Interpretation ID: nht81-2.31
DATE: 06/03/81
FROM: AUTHOR UNAVAILABLE; Frank Berndt; NHTSA
TO: North American Classics Corporation
TITLE: FMVSS INTERPRETATION
TEXT: This is in reply to your letter of April 15, 1981, asking two questions with respect to the temporary exemption provisions of the National Traffic and Motor Vehicle Safety Act (15 U.S.C. 1410) and implementing regulations (49 CFR Part 555).
Your first question is:
(1) Assuming North American Classics designs the total engineering of the Thunderbird reproduction; selects all components to be incorporated therein; retains primary control over quality control, testing, FMVSS compliance in design; and manufacturing assembly sequence; and markets the produced vehicles on its behalf to its customers, does North American Classics remain eligible to apply for exemption from meeting certain FMVSS requirements for this vehicle in the event that the actual responsibility for the assembly of the vehicles is contracted by North American Classics to a manufacturer which produces more than 10,000 motor vehicles per year?
Although you have not said so, I understand from Taylor Vinson that the manufacturer with whom you would contract is a foreign corporation which has never produced motor vehicles for the American market. We also understand that it may be less expensive to have your car built abroad than at home.
Under the circumstances you describe, the foreign corporation appears to be nothing more than your agent in fabricating the vehicles and returning them for sale. This would not affect your eligibility for exemption. You would retain the responsibility for certification, as we understand it, even though the name of the foreign manufacturer would also appear on the certification label, as required by 49 CFR 567.4(g)(1).
Your second question is:
(2) In the event that North American Classics enters into an agreement to have such vehicles produced or assembled by a major automotive manufacturer, who would not be so eligible, and if such agreement provides for the sharing of profits derived from the sales of the finished product between North American Classics and such manufacturer, as a means of providing North American Classics assurance that projected costs of such manufacturer do not increase beyond North American Classics' ability to survive financially, in such event would North American Classics retain its eligibility status, assuming North American Classics retains control of the functions outlined in paragraph?

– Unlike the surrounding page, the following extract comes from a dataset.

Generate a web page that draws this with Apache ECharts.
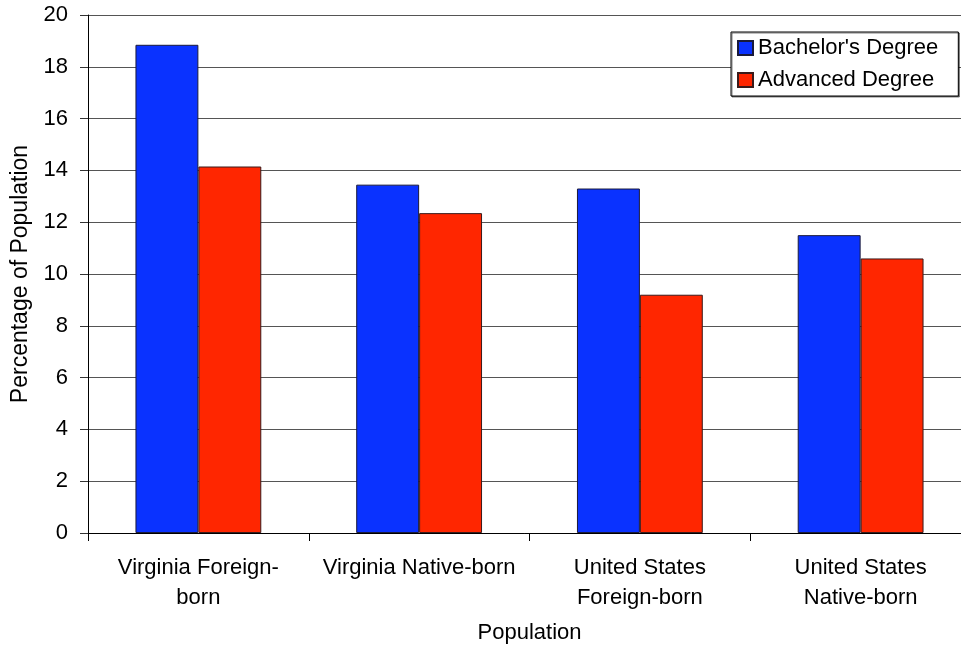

We do not believe that a profit-sharing agreement per se would affect your eligibility for exemption. Were the foreign company to receive a majority share of the profits or to purchase sufficient stock in your company to give it effective control, however, we would have substantial questions about which party actually exercises primary control.
I hope this answers your questions.
SINCERELY,
North American Classics Corporation
April 15, 1981
Frank Berndt Acting Chief Counsel (NOA-30) National Highway Traffic Safety Administration
Dear Mr. Berndt:
I am writing on behalf of North American Classics Corporation, a Michigan Corporation, formed in July of 1980 for the purpose of initially engineering and designing; assembling; and marketing motor vehicles which resemble the 1957 Ford Thunderbird. In September 1980, as attorney for the Corporation, I met with Mr. Taylor Vinson of your office concerning North American Classics' project.
The purpose of this letter is to request of your office a written opinion concerning the following inquiries:
(1) Assuming North American Classics designs the total engineering of the Thunderbird reproduction; selects all components to be incorporated therein; retains primary control over quality control, testing, FMVSS compliance in design; and manufacturing assembly sequence; and markets the produced vehicles on its behalf of its customers, does North American Classics remain eligible to apply for exemption from meeting certain FMVSS requirements for this vehicle in the event that the actual responsibility for the assembly of the vehicles is contracted by North American Classics to a manufacturer which produces more than 10,000 motor vehicles per year?
(2) In the event that North American Classics enters into an agreement to have such vehicles produced or assembled by a major automotive manufacturer, who would not be so eligible, and if such agreement provides for the sharing of profits derived from the sales of the finished product between North American Classics and such manufacturer, as a means of providing North American Classics assurance that projected costs of such manufacturer do not increase beyond North American Classics' ability to survive financially, in such event would North American Classics retain its eligibility status, assuming North American Classics retains control of the functions outlined in paragraph?
As the inquiries intimate, North American Classics is considering having the actual asembly work of the vehicle completed by an automotive manufacturer that now produces more than 10,000 vehicles per twelve calendar months. It is uncertain at this time what the agreed upon terms of such an agreement might be that satisfies the interest of both parties. My primary concern in requesting an opinion is to assure myself that North American Classics does not inadvertently contract away its rights to apply for certain exemptions from FMVSS should the need to do so arise.
I thank you for your anticipated cooperation in this regard.